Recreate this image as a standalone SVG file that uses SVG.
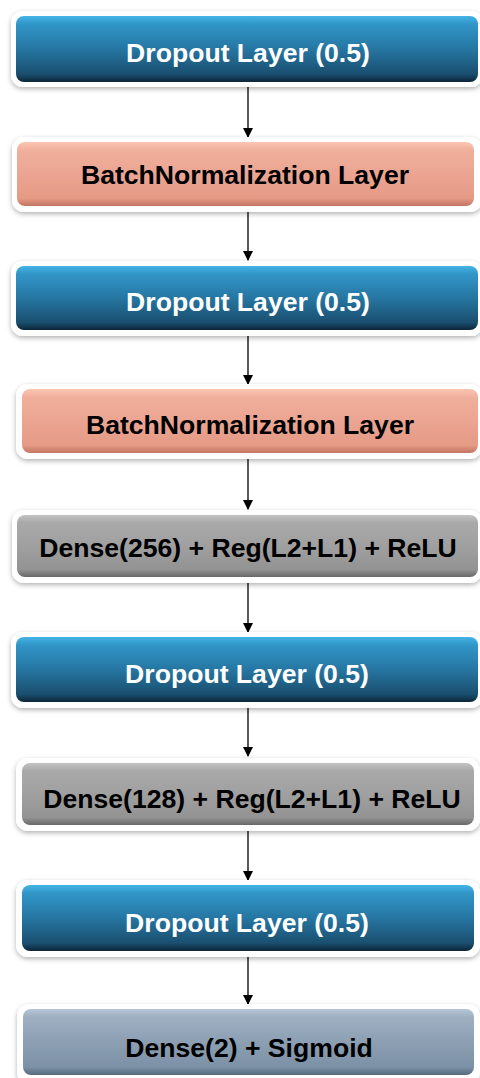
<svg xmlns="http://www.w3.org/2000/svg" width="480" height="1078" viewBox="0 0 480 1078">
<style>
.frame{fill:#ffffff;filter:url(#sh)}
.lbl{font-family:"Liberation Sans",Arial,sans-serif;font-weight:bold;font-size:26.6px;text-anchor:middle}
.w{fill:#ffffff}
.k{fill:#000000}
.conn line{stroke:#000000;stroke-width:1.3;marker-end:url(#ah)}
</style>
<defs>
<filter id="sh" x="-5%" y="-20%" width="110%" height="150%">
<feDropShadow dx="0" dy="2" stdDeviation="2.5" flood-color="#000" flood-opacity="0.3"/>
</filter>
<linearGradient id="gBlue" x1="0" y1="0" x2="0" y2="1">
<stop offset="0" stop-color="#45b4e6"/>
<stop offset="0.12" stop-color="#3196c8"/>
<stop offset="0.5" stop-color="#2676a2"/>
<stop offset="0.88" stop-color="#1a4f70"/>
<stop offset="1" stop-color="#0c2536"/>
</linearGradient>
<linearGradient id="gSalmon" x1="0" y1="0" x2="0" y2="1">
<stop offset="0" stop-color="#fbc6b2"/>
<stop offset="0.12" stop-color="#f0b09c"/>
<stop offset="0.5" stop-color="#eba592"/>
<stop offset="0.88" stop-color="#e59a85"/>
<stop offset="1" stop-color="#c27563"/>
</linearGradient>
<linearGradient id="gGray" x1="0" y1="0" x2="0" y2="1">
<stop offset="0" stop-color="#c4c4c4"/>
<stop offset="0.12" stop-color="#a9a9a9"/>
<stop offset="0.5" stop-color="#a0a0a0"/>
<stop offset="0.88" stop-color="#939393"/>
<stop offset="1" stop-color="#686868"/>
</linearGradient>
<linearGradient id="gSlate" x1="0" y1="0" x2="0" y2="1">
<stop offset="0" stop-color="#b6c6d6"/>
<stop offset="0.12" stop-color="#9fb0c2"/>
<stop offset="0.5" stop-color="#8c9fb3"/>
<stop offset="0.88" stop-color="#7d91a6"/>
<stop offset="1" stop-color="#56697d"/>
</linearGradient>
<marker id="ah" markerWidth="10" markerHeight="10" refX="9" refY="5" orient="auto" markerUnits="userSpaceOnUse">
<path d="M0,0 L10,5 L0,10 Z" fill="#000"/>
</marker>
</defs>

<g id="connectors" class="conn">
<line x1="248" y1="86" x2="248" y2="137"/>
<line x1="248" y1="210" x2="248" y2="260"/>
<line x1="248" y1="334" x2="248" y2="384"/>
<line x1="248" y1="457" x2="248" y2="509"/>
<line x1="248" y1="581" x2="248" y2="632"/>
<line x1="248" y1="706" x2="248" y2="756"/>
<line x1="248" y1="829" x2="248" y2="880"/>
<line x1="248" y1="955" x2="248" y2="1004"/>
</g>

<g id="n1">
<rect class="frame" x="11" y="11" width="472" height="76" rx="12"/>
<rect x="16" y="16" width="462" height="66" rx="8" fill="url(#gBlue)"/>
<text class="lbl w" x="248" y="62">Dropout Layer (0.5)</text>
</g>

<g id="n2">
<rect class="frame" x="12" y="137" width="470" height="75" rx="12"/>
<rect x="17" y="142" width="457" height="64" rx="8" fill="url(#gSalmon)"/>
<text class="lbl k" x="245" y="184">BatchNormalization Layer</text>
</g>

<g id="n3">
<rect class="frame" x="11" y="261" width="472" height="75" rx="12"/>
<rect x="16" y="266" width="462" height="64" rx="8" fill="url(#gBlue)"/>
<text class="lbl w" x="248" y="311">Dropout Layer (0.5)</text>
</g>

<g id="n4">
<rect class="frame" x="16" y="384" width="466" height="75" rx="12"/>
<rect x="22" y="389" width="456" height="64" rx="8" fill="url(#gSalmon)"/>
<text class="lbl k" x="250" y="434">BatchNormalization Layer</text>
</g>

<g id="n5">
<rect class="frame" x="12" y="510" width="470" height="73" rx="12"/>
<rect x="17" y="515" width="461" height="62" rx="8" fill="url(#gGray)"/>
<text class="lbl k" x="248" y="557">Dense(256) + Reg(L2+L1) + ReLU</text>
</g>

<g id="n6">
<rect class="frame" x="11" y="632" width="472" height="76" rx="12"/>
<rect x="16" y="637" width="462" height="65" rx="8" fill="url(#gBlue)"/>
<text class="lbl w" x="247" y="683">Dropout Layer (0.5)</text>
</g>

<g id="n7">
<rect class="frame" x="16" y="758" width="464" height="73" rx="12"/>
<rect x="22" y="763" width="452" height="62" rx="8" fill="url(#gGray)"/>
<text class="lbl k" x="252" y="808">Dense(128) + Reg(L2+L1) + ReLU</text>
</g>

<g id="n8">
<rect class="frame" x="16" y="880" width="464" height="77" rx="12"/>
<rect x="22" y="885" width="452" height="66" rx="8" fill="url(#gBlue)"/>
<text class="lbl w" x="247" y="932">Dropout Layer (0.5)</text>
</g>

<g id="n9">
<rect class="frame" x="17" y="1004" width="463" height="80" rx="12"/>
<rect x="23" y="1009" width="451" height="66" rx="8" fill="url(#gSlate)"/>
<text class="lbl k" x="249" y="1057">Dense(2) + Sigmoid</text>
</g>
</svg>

◆ ◆ ◆

● EXERCISE DETAILS
Quote all the lines above exactly as given. Do not include the pictures.

● FULL SOLUTION
Recreate this image as a standalone SVG file that uses SVG.
<svg xmlns="http://www.w3.org/2000/svg" width="480" height="1078" viewBox="0 0 480 1078">
<style>
.frame{fill:#ffffff;filter:url(#sh)}
.lbl{font-family:"Liberation Sans",Arial,sans-serif;font-weight:bold;font-size:26.6px;text-anchor:middle}
.w{fill:#ffffff}
.k{fill:#000000}
.conn line{stroke:#000000;stroke-width:1.3;marker-end:url(#ah)}
</style>
<defs>
<filter id="sh" x="-5%" y="-20%" width="110%" height="150%">
<feDropShadow dx="0" dy="2" stdDeviation="2.5" flood-color="#000" flood-opacity="0.3"/>
</filter>
<linearGradient id="gBlue" x1="0" y1="0" x2="0" y2="1">
<stop offset="0" stop-color="#45b4e6"/>
<stop offset="0.12" stop-color="#3196c8"/>
<stop offset="0.5" stop-color="#2676a2"/>
<stop offset="0.88" stop-color="#1a4f70"/>
<stop offset="1" stop-color="#0c2536"/>
</linearGradient>
<linearGradient id="gSalmon" x1="0" y1="0" x2="0" y2="1">
<stop offset="0" stop-color="#fbc6b2"/>
<stop offset="0.12" stop-color="#f0b09c"/>
<stop offset="0.5" stop-color="#eba592"/>
<stop offset="0.88" stop-color="#e59a85"/>
<stop offset="1" stop-color="#c27563"/>
</linearGradient>
<linearGradient id="gGray" x1="0" y1="0" x2="0" y2="1">
<stop offset="0" stop-color="#c4c4c4"/>
<stop offset="0.12" stop-color="#a9a9a9"/>
<stop offset="0.5" stop-color="#a0a0a0"/>
<stop offset="0.88" stop-color="#939393"/>
<stop offset="1" stop-color="#686868"/>
</linearGradient>
<linearGradient id="gSlate" x1="0" y1="0" x2="0" y2="1">
<stop offset="0" stop-color="#b6c6d6"/>
<stop offset="0.12" stop-color="#9fb0c2"/>
<stop offset="0.5" stop-color="#8c9fb3"/>
<stop offset="0.88" stop-color="#7d91a6"/>
<stop offset="1" stop-color="#56697d"/>
</linearGradient>
<marker id="ah" markerWidth="10" markerHeight="10" refX="9" refY="5" orient="auto" markerUnits="userSpaceOnUse">
<path d="M0,0 L10,5 L0,10 Z" fill="#000"/>
</marker>
</defs>

<g id="connectors" class="conn">
<line x1="248" y1="86" x2="248" y2="137"/>
<line x1="248" y1="210" x2="248" y2="260"/>
<line x1="248" y1="334" x2="248" y2="384"/>
<line x1="248" y1="457" x2="248" y2="509"/>
<line x1="248" y1="581" x2="248" y2="632"/>
<line x1="248" y1="706" x2="248" y2="756"/>
<line x1="248" y1="829" x2="248" y2="880"/>
<line x1="248" y1="955" x2="248" y2="1004"/>
</g>

<g id="n1">
<rect class="frame" x="11" y="11" width="472" height="76" rx="12"/>
<rect x="16" y="16" width="462" height="66" rx="8" fill="url(#gBlue)"/>
<text class="lbl w" x="248" y="62">Dropout Layer (0.5)</text>
</g>

<g id="n2">
<rect class="frame" x="12" y="137" width="470" height="75" rx="12"/>
<rect x="17" y="142" width="457" height="64" rx="8" fill="url(#gSalmon)"/>
<text class="lbl k" x="245" y="184">BatchNormalization Layer</text>
</g>

<g id="n3">
<rect class="frame" x="11" y="261" width="472" height="75" rx="12"/>
<rect x="16" y="266" width="462" height="64" rx="8" fill="url(#gBlue)"/>
<text class="lbl w" x="248" y="311">Dropout Layer (0.5)</text>
</g>

<g id="n4">
<rect class="frame" x="16" y="384" width="466" height="75" rx="12"/>
<rect x="22" y="389" width="456" height="64" rx="8" fill="url(#gSalmon)"/>
<text class="lbl k" x="250" y="434">BatchNormalization Layer</text>
</g>

<g id="n5">
<rect class="frame" x="12" y="510" width="470" height="73" rx="12"/>
<rect x="17" y="515" width="461" height="62" rx="8" fill="url(#gGray)"/>
<text class="lbl k" x="248" y="557">Dense(256) + Reg(L2+L1) + ReLU</text>
</g>

<g id="n6">
<rect class="frame" x="11" y="632" width="472" height="76" rx="12"/>
<rect x="16" y="637" width="462" height="65" rx="8" fill="url(#gBlue)"/>
<text class="lbl w" x="247" y="683">Dropout Layer (0.5)</text>
</g>

<g id="n7">
<rect class="frame" x="16" y="758" width="464" height="73" rx="12"/>
<rect x="22" y="763" width="452" height="62" rx="8" fill="url(#gGray)"/>
<text class="lbl k" x="252" y="808">Dense(128) + Reg(L2+L1) + ReLU</text>
</g>

<g id="n8">
<rect class="frame" x="16" y="880" width="464" height="77" rx="12"/>
<rect x="22" y="885" width="452" height="66" rx="8" fill="url(#gBlue)"/>
<text class="lbl w" x="247" y="932">Dropout Layer (0.5)</text>
</g>

<g id="n9">
<rect class="frame" x="17" y="1004" width="463" height="80" rx="12"/>
<rect x="23" y="1009" width="451" height="66" rx="8" fill="url(#gSlate)"/>
<text class="lbl k" x="249" y="1057">Dense(2) + Sigmoid</text>
</g>
</svg>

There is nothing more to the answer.